Die Gemeinschaftsdiagnose dient der Regierung als Basis für ihre eigenen Projektionen, die wiederum die Grundlage für die Steuerschätzung bilden.
"Die konjunkturelle Schwäche ist mittlerweile auf dem Arbeitsmarkt angekommen", schreiben die Institute darin. Angesichts der "notorischen und sich perspektivisch weiter verschärfenden Personalknappheit in vielen Bereichen" erwarten sie allerdings nur einen "moderaten Anstieg" auf 2,6 Millionen Arbeitslose im laufenden Jahr - das wären etwa 174.000 mehr als 2022.
"Im kommenden Jahr wird die Zahl der Arbeitslosen wohl leicht sinken", so die Prognose. 2025 soll sie dann weiter zurückgehen auf weniger als 2,5 Millionen.
Inflation soll deutlich sinken
Für die Verbraucher halten die Institute eine gute Nachricht parat. "An der Preisfront entspannt sich die Lage nach und nach", heißt es in der Gemeinschaftsdiagnose, die den Titel "Kaufkraft kehrt zurück – Politische Unsicherheit hoch" trägt.
Die Inflationsrate dürfte demnach im laufenden Jahr bei 6,1 Prozent liegen, 2024 aber deutlich auf 2,6 Prozent fallen und 2025 dann noch einmal auf 1,9 Prozent.
"Mittlerweile haben die Löhne auf die Teuerung reagiert, so dass die Kaufkraft der Beschäftigten wieder steigen wird", sagen die Ökonominnen und Ökonomen voraus. "Dies stabilisiert den privaten Konsum."
Schwierige Zeiten sagen die Konjunkturforscher der Baubranche vorher. "Das Baugewerbe kommt zunehmend in schweres Fahrwasser." Wegen gestiegener Finanzierungskosten dürften etwa die Wohnungsbauinvestitionen "bis in das nächste Jahr hinein wohl deutlich zurückgehen".
Auch die Exporte werden nach Ansicht der Forscher zurückgehen. "Die konjunkturelle Flaute in wichtigen Absatzmärkten wie dem Euroraum und China, von denen vor allem weniger Konsum- und Vorleistungsgüter nachgefragt werden, bremst die Exporte", betonten die Institute.
"Darüber hinaus belasten auch die hohen Energiekosten, insbesondere in der Chemischen Industrie, sowie der zunehmende Fachkräftemangel die deutschen Exportunternehmen." Deshalb sollen die Ausfuhren im laufenden Jahr preisbereinigt um 1,0 Prozent sinken, 2024 dann um 1,8 Prozent wachsen.

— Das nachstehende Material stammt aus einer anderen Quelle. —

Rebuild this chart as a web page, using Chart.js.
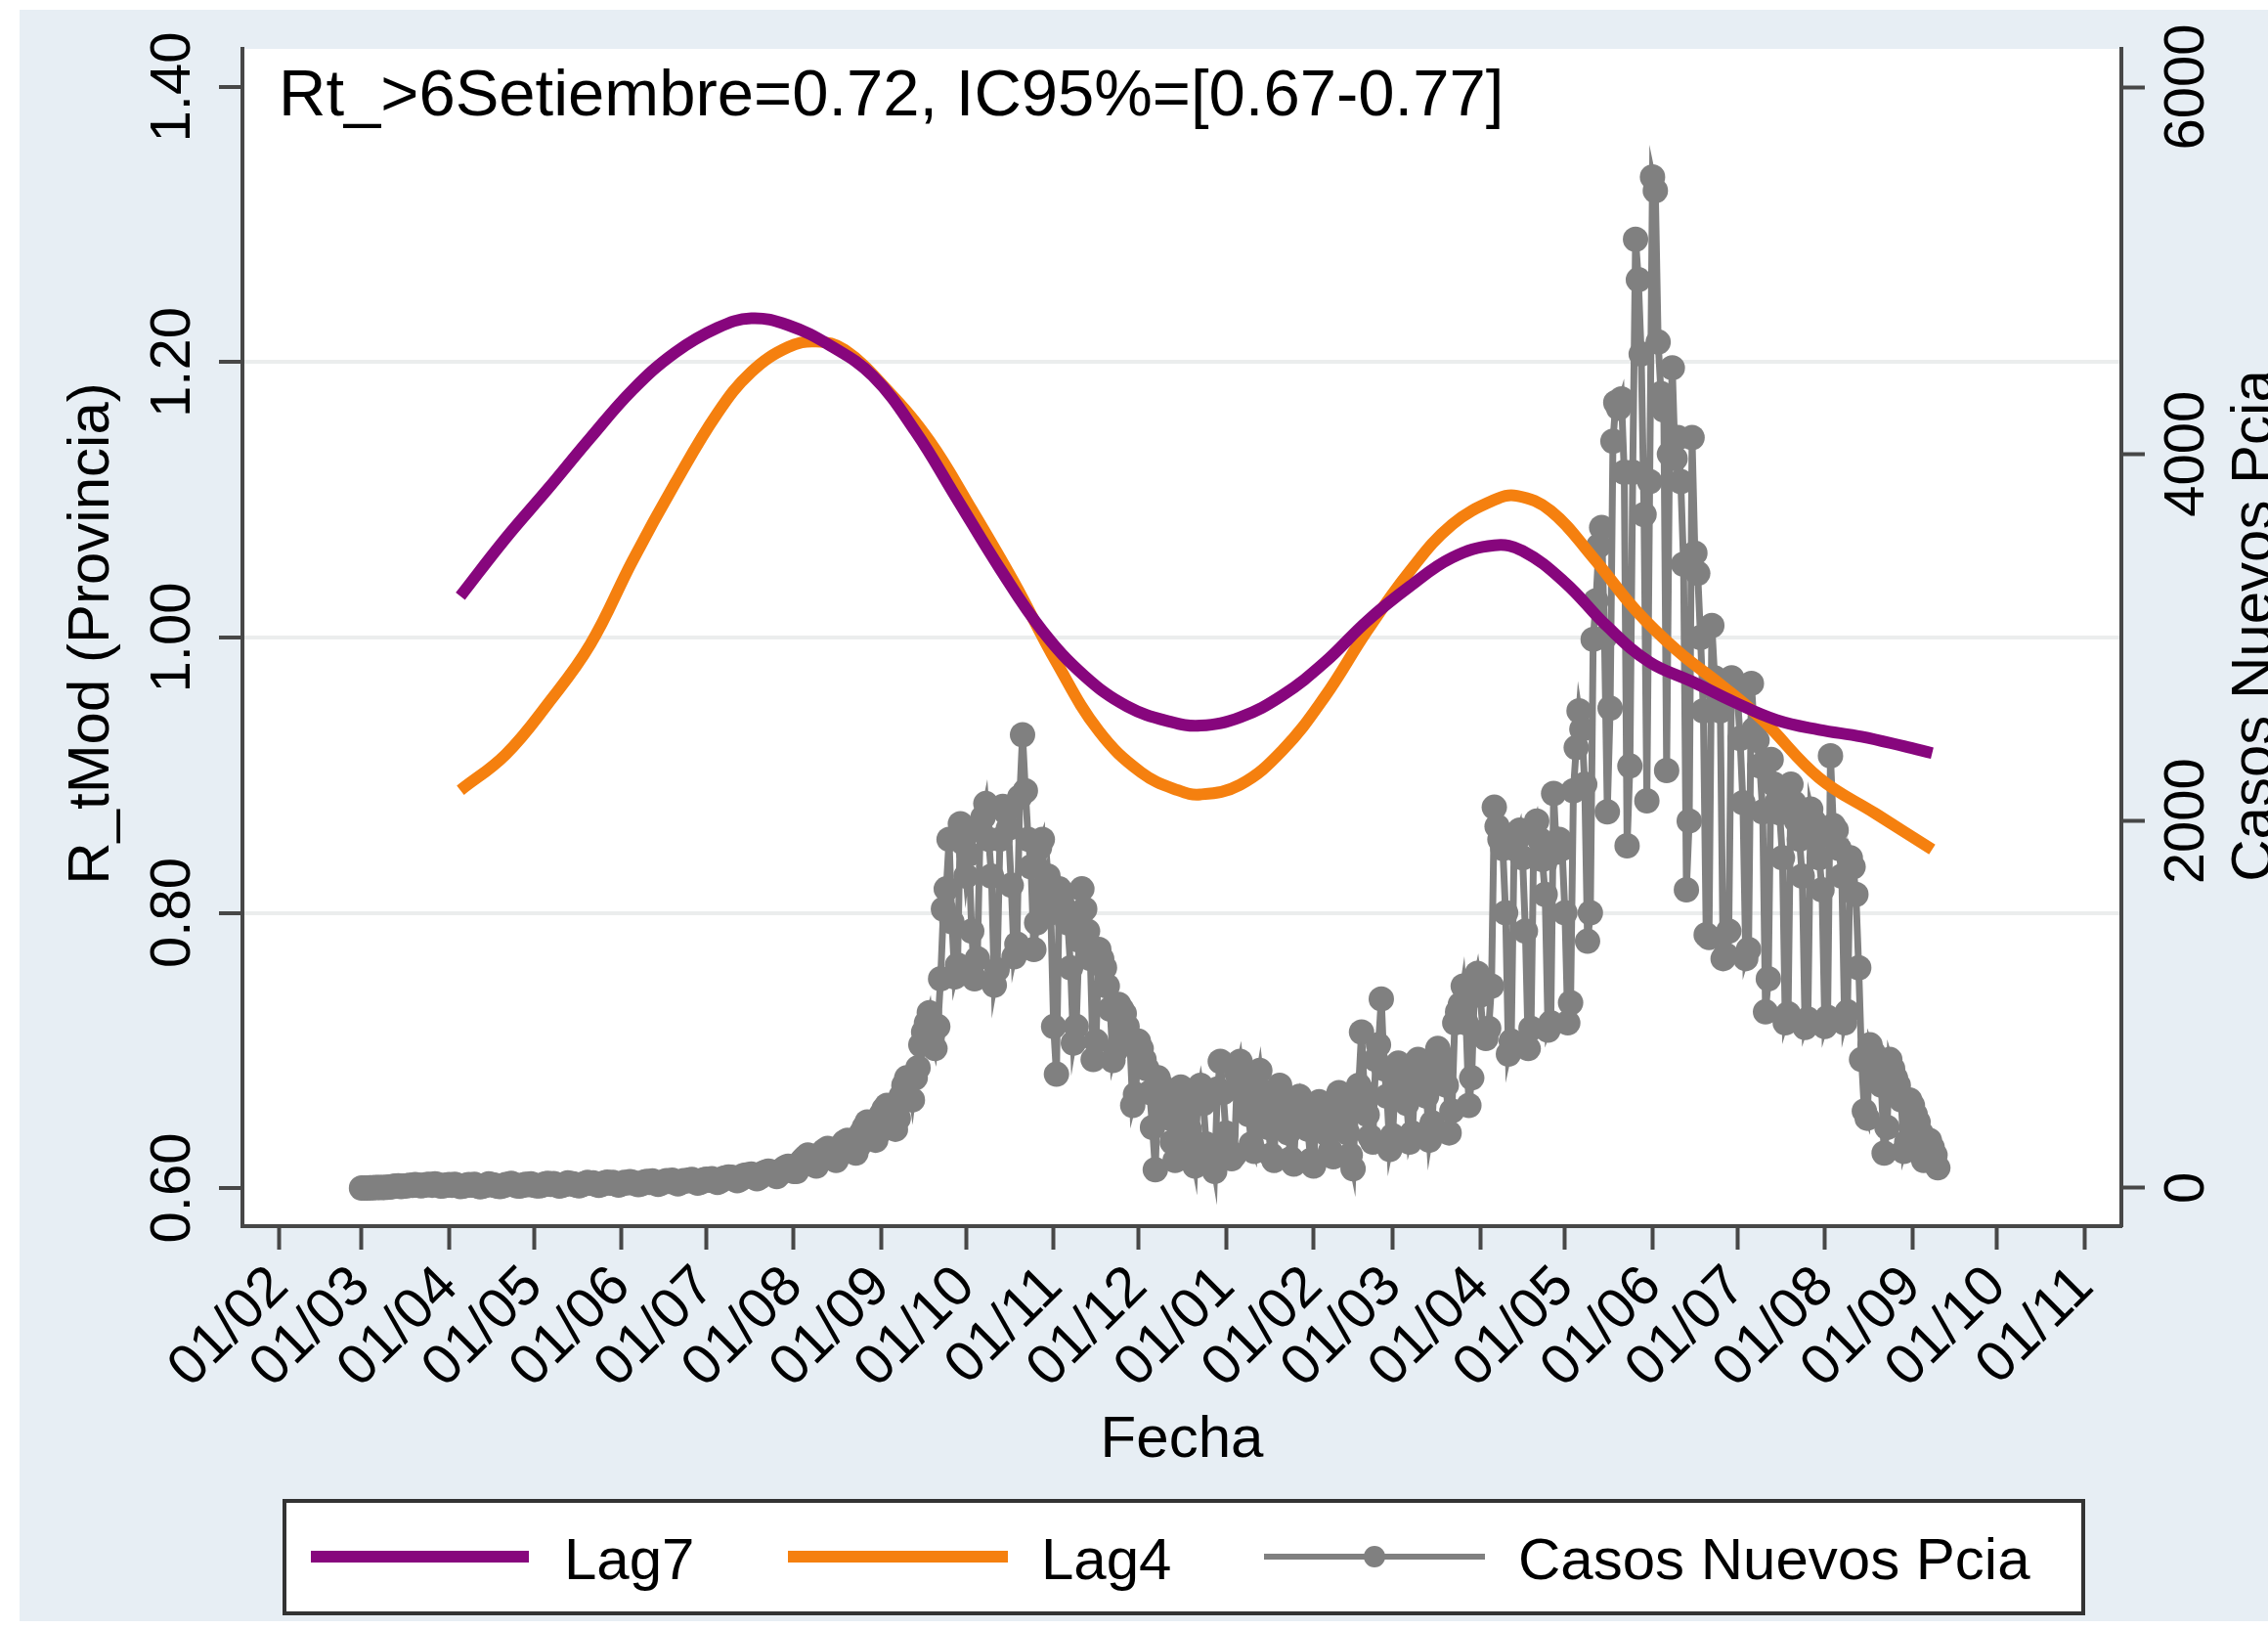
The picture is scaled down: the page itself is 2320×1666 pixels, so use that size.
<!DOCTYPE html>
<html>
<head>
<meta charset="utf-8">
<script src="https://cdn.jsdelivr.net/npm/chart.js@4.4.1/dist/chart.umd.min.js"></script>
<style>
  html, body { margin: 0; padding: 0; background: #fff; }
  #wrap { width: 2320px; height: 1666px; }
</style>
</head>
<body>
<div id="wrap"><canvas id="grafico" width="2320" height="1666"></canvas></div>
<script>
// marcas del eje de fechas
const fechasEje = [
  "2020-02-01", "2020-03-01", "2020-04-01", "2020-05-01", "2020-06-01", "2020-07-01",
  "2020-08-01", "2020-09-01", "2020-10-01", "2020-11-01", "2020-12-01", "2021-01-01",
  "2021-02-01", "2021-03-01", "2021-04-01", "2021-05-01", "2021-06-01", "2021-07-01",
  "2021-08-01", "2021-09-01", "2021-10-01", "2021-11-01",
];
const ticksR = [0.6, 0.8, 1.0, 1.2, 1.4];
const ticksCasos = [0, 2000, 4000, 6000];

// casos nuevos diarios, desde el 01/03/2020 (una fila por semana, domingo a sabado)
const inicioCasos = "2020-03-01";
const casosNuevos = [
  0, 0, 0, 1, 1, 2, 3,
  2, 3, 4, 5, 8, 10, 12,
  8, 10, 12, 15, 14, 18, 16,
  12, 14, 18, 20, 15, 22, 18,
  10, 12, 16, 18, 15, 20, 14,
  8, 10, 14, 18, 16, 20, 12,
  6, 10, 15, 22, 18, 16, 10,
  8, 12, 18, 20, 25, 18, 12,
  10, 14, 20, 18, 22, 16, 12,
  12, 15, 22, 25, 20, 24, 18,
  10, 14, 20, 28, 24, 22, 16,
  12, 18, 24, 30, 26, 28, 20,
  14, 20, 28, 32, 26, 30, 22,
  16, 22, 30, 28, 34, 30, 24,
  18, 22, 32, 36, 30, 38, 28,
  20, 26, 34, 40, 36, 42, 30,
  22, 30, 40, 38, 44, 46, 34,
  26, 32, 44, 48, 42, 50, 38,
  30, 38, 52, 56, 60, 58, 48,
  40, 48, 66, 70, 72, 76, 60,
  50, 60, 80, 86, 92, 88, 74,
  62, 78, 100, 112, 118, 106, 90,
  90, 120, 150, 165, 180, 170, 140,
  120, 150, 190, 205, 215, 200, 170,
  150, 180, 230, 250, 260, 240, 200,
  190, 230, 300, 330, 360, 340, 280,
  260, 300, 400, 430, 450, 420, 360,
  320, 380, 500, 560, 600, 585, 480,
  600, 655, 780, 850, 900, 955, 820,
  760, 880, 1140, 1520, 1630, 1900, 1450,
  1150, 1215, 1985, 1880, 1700, 1820, 1400,
  1140, 1250, 1950, 2020, 2095, 1900, 1700,
  1105, 1190, 1900, 2080, 2050, 1960, 1650,
  1260, 1330, 2130, 2470, 2165, 1900, 1750,
  1300, 1445, 1855, 1900, 1595, 1700, 1500,
  880, 620, 1630, 1595, 1520, 1445, 1200,
  790, 880, 1350, 1630, 1520, 1400, 1250,
  700, 800, 1300, 1250, 1200, 1100, 975,
  695, 750, 1000, 975, 950, 880, 800,
  450, 510, 800, 760, 700, 650, 520,
  330, 100, 600, 560, 480, 450, 380,
  250, 150, 520, 550, 480, 420, 320,
  200, 120, 480, 560, 460, 240, 150,
  180, 90, 540, 690, 520, 300, 200,
  160, 180, 620, 690, 560, 500, 400,
  240, 200, 550, 640, 500, 420, 330,
  180, 150, 520, 560, 480, 400, 300,
  160, 130, 450, 500, 420, 380, 320,
  150, 120, 430, 470, 440, 360, 290,
  200, 170, 480, 520, 460, 380, 300,
  180, 105, 500, 560, 850, 520, 400,
  280, 250, 700, 780, 1030, 650, 500,
  210, 285, 600, 680, 640, 560, 460,
  250, 300, 620, 700, 680, 600, 500,
  260, 355, 680, 760, 720, 650, 560,
  300, 420, 900, 960, 1000, 1100, 900,
  450, 600, 1100, 1170, 1050, 850, 815,
  870, 1100, 2075, 1970, 1900, 1850, 1500,
  730, 800, 1850, 1900, 1950, 1800, 1400,
  760, 870, 1950, 2000, 1900, 1790, 1600,
  860, 900, 2150, 1830, 1900, 1850, 1500,
  900, 1010, 2165, 2400, 2600, 2500, 2200,
  1345, 1500, 2990, 3200, 3500, 3600, 3000,
  2050, 2615, 4070, 4280, 4250, 4300, 3900,
  1865, 2300, 3900, 5170, 4950, 4545, 3670,
  2110, 3850, 5510, 5435, 4610, 4330, 4240,
  2275, 4000, 4470, 3975, 4090, 3850, 3400,
  1625, 2000, 4090, 3460, 3350, 3000, 2600,
  1380, 1365, 3065, 2780, 2700, 2600, 1250,
  1270, 1400, 2780, 2690, 2700, 2450, 2100,
  1250, 1300, 2750, 2500, 2440, 2300, 2050,
  960, 1140, 2335, 2200, 2100, 2045, 1800,
  900, 950, 2200, 2100, 2000, 1900, 1700,
  875, 920, 2065, 2000, 1900, 1800, 1625,
  880, 930, 2355, 1975, 1950, 1850, 1700,
  900, 960, 1800, 1750, 1600, 1200, 700,
  420, 380, 780, 740, 700, 650, 560,
  190, 330, 700, 650, 600, 560, 480,
  200, 250, 480, 450, 400, 360, 300,
  150, 180, 260, 220, 180, 110,
];

// Rt modelado, rezago 7
const lag7Fechas = [
  "2020-04-05", "2020-04-21", "2020-05-06", "2020-05-21", "2020-06-05", "2020-06-20",
  "2020-07-05", "2020-07-17", "2020-07-30", "2020-08-14", "2020-08-29", "2020-09-13",
  "2020-09-28", "2020-10-13", "2020-10-28", "2020-11-12", "2020-11-27", "2020-12-12",
  "2020-12-23", "2021-01-06", "2021-01-21", "2021-02-05", "2021-02-20", "2021-03-07",
  "2021-03-22", "2021-04-06", "2021-04-16", "2021-05-01", "2021-05-16", "2021-05-31",
  "2021-06-15", "2021-06-30", "2021-07-15", "2021-07-30", "2021-08-14", "2021-08-29",
  "2021-09-08",
];
const lag7 = [
  1.030, 1.072, 1.108, 1.145, 1.180, 1.207,
  1.225, 1.232, 1.227, 1.212, 1.190, 1.150,
  1.100, 1.050, 1.005, 0.972, 0.950, 0.939,
  0.936, 0.942, 0.958, 0.982, 1.012, 1.037,
  1.058, 1.067, 1.063, 1.040, 1.008, 0.982,
  0.968, 0.953, 0.940, 0.933, 0.928, 0.921,
  0.916,
];

// Rt modelado, rezago 4
const lag4Fechas = [
  "2020-04-05", "2020-04-21", "2020-05-06", "2020-05-21", "2020-06-05", "2020-06-20",
  "2020-07-05", "2020-07-17", "2020-07-30", "2020-08-09", "2020-08-19", "2020-09-03",
  "2020-09-18", "2020-10-03", "2020-10-18", "2020-11-02", "2020-11-17", "2020-12-02",
  "2020-12-15", "2020-12-23", "2021-01-06", "2021-01-21", "2021-02-05", "2021-02-20",
  "2021-03-07", "2021-03-22", "2021-04-06", "2021-04-14", "2021-04-26", "2021-05-11",
  "2021-05-26", "2021-06-10", "2021-06-25", "2021-07-10", "2021-07-30", "2021-08-19",
  "2021-09-08",
];
const lag4 = [
  0.889, 0.915, 0.952, 0.995, 1.056, 1.112,
  1.163, 1.193, 1.211, 1.215, 1.209, 1.180,
  1.143, 1.093, 1.040, 0.982, 0.932, 0.902,
  0.889, 0.886, 0.893, 0.918, 0.957, 1.005,
  1.048, 1.082, 1.100, 1.103, 1.092, 1.058,
  1.020, 0.990, 0.966, 0.940, 0.898, 0.872,
  0.846,
];

const PURPURA = "#87067d";
const NARANJA = "#f5800f";
const GRIS = "#808080";
const EJE = "#474747";
const GRILLA = "#ebeded";
const FONDO = "#e7eef4";
const FUENTE = "'Liberation Sans', Arial, Helvetica, sans-serif";

const origen = Date.UTC(2020, 1, 1);
function dia(f) {
  const [a, m, d] = f.split("-").map(Number);
  return Math.round((Date.UTC(a, m - 1, d) - origen) / 86400000);
}
const ticksX = fechasEje.map(dia);
const etiquetasX = fechasEje.map((f) => f.slice(8, 10) + "/" + f.slice(5, 7));
const dia0 = dia(inicioCasos);

Chart.defaults.font.family = FUENTE;
Chart.defaults.color = "#000";

const fondo = {
  id: "fondo",
  beforeDraw(chart) {
    const { ctx, chartArea: a } = chart;
    ctx.save();
    ctx.fillStyle = "#fff";
    ctx.fillRect(0, 0, chart.width, chart.height);
    ctx.fillStyle = FONDO;
    ctx.fillRect(20, 10, chart.width - 20, 1648);
    ctx.fillStyle = "#fff";
    ctx.fillRect(a.left, a.top, a.right - a.left, a.bottom - a.top);
    ctx.restore();
  },
};

function textoRotado(ctx, txt, x, y) {
  ctx.save();
  ctx.translate(x, y);
  ctx.rotate(-Math.PI / 2);
  ctx.textAlign = "center";
  ctx.textBaseline = "alphabetic";
  ctx.fillText(txt, 0, 0);
  ctx.restore();
}

const textos = {
  id: "textos",
  afterDraw(chart) {
    const { ctx, scales } = chart;
    ctx.save();
    ctx.fillStyle = "#000";

    // etiquetas de los ejes verticales
    ctx.font = "58px " + FUENTE;
    ticksR.forEach((v) => textoRotado(ctx, v.toFixed(2), 194, scales.y.getPixelForValue(v)));
    ticksCasos.forEach((v) => textoRotado(ctx, String(v), 2254, scales.y1.getPixelForValue(v)));

    // titulos de ejes
    ctx.font = "60px " + FUENTE;
    textoRotado(ctx, "R_tMod (Provincia)", 111, 648);
    textoRotado(ctx, "Casos Nuevos Pcia", 2324, 640);
    ctx.textAlign = "center";
    ctx.fillText("Fecha", 1209, 1490);

    // nota superior
    ctx.font = "67px " + FUENTE;
    ctx.textAlign = "left";
    ctx.fillText("Rt_>6Setiembre=0.72, IC95%=[0.67-0.77]", 285, 118);

    // leyenda
    ctx.fillStyle = "#fff";
    ctx.fillRect(291, 1535, 1840, 115);
    ctx.strokeStyle = "#333";
    ctx.lineWidth = 4;
    ctx.strokeRect(291, 1535, 1840, 115);
    const yl = 1592;
    ctx.lineCap = "butt";
    ctx.lineWidth = 12;
    ctx.strokeStyle = PURPURA;
    ctx.beginPath(); ctx.moveTo(318, yl); ctx.lineTo(541, yl); ctx.stroke();
    ctx.strokeStyle = NARANJA;
    ctx.beginPath(); ctx.moveTo(806, yl); ctx.lineTo(1031, yl); ctx.stroke();
    ctx.lineWidth = 6;
    ctx.strokeStyle = GRIS;
    ctx.beginPath(); ctx.moveTo(1293, yl); ctx.lineTo(1519, yl); ctx.stroke();
    ctx.fillStyle = GRIS;
    ctx.beginPath(); ctx.arc(1406, yl, 11, 0, Math.PI * 2); ctx.fill();
    ctx.fillStyle = "#000";
    ctx.font = "60px " + FUENTE;
    ctx.fillText("Lag7", 577, 1615);
    ctx.fillText("Lag4", 1065, 1615);
    ctx.fillText("Casos Nuevos Pcia", 1553, 1615);
    ctx.restore();
  },
};

new Chart(document.getElementById("grafico"), {
  type: "line",
  data: {
    datasets: [
      {
        label: "Lag7",
        data: lag7Fechas.map((f, i) => ({ x: dia(f), y: lag7[i] })),
        yAxisID: "y",
        borderColor: PURPURA,
        borderWidth: 12,
        pointRadius: 0,
        tension: 0.4,
        order: 0,
      },
      {
        label: "Lag4",
        data: lag4Fechas.map((f, i) => ({ x: dia(f), y: lag4[i] })),
        yAxisID: "y",
        borderColor: NARANJA,
        borderWidth: 12,
        pointRadius: 0,
        tension: 0.4,
        order: 1,
      },
      {
        label: "Casos Nuevos Pcia",
        data: casosNuevos.map((v, i) => ({ x: dia0 + i, y: v })),
        yAxisID: "y1",
        borderColor: GRIS,
        backgroundColor: GRIS,
        borderWidth: 7,
        pointRadius: 13,
        pointBorderWidth: 0,
        pointBackgroundColor: GRIS,
        tension: 0,
        order: 2,
      },
    ],
  },
  options: {
    responsive: false,
    animation: false,
    devicePixelRatio: 1,
    layout: { padding: { top: 50, left: 0, right: 0, bottom: 0 } },
    plugins: { legend: { display: false }, tooltip: { enabled: false } },
    scales: {
      x: {
        type: "linear",
        bounds: "data",
        min: -13.15,
        max: 651.97,
        afterBuildTicks: (s) => { s.ticks = ticksX.map((v) => ({ value: v })); },
        afterFit: (s) => { s.height = 412; },
        grid: { drawOnChartArea: false, tickLength: 24, tickWidth: 4, tickColor: EJE },
        border: { color: EJE, width: 4 },
        ticks: {
          autoSkip: false,
          maxRotation: 45,
          minRotation: 45,
          padding: 4,
          color: "#000",
          font: { size: 58 },
          callback: (v, i) => etiquetasX[i],
        },
      },
      y: {
        position: "left",
        bounds: "data",
        min: 0.5723,
        max: 1.4277,
        afterBuildTicks: (s) => { s.ticks = ticksR.map((v) => ({ value: v })); },
        afterFit: (s) => { s.width = 248; },
        ticks: { display: false },
        grid: {
          color: (c) => (c.tick && (c.tick.value < 0.7 || c.tick.value > 1.3) ? "rgba(0,0,0,0)" : GRILLA),
          lineWidth: 4,
          tickLength: 24,
          tickWidth: 4,
          tickColor: EJE,
        },
        border: { color: EJE, width: 4 },
      },
      y1: {
        position: "right",
        bounds: "data",
        min: -208,
        max: 6208,
        afterBuildTicks: (s) => { s.ticks = ticksCasos.map((v) => ({ value: v })); },
        afterFit: (s) => { s.width = 150; },
        ticks: { display: false },
        grid: { drawOnChartArea: false, tickLength: 24, tickWidth: 4, tickColor: EJE },
        border: { color: EJE, width: 4 },
      },
    },
  },
  plugins: [fondo, textos],
});
</script>
</body>
</html>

Warnung vor extremen Positionen
Die Forscher warnen zudem vor den ökonomischen Folgen eines veränderten politischen Klimas im Land. "Derzeit gerät etwas in Gefahr, das bis vor kurzem in Deutschland als selbstverständlich galt", sagte Holtemöller vom IWH, "nämlich ein gesellschaftliches Klima, welches Haushalten und Unternehmen das Vertrauen gibt, dass die Grundregeln unserer Gesellschaft allgemein akzeptiert werden, und dass diese Grundregeln deshalb auch in Zukunft Bestand haben."
Darunter würden Selbstverständlichkeiten wie der Respekt vor allen Mitmenschen und vor dem Eigentum sowie der Handlungsfreiheit anderer fallen.
"Seit einiger Zeit gewinnt extremes Gedankengut an Boden, welches diese Selbstverständlichkeiten infrage stellt", so Holtemöller. "Mögen die unmittelbaren Konjunkturrisiken dieser Tendenz auch begrenzt sein, so gehen von ihr doch erhebliche Risiken für die langfristigen Wachstums- und Wohlstandsaussichten aus", warnte Holtemöller etwa mit Blick auf migrationsfeindliche Einstellungen. Deutschland sei wegen der abnehmenden Erwerbsbevölkerung auf Einwanderung angewiesen.
Erstellt wird die Gemeinschaftsdiagnose vom RWI in Essen, vom Ifo-Institut in München, vom Kieler IfW, vom IWH in Halle und vom Berliner DIW, das nach dem Umbau der hauseigenen Konjunkturforschung wieder mit dabei ist.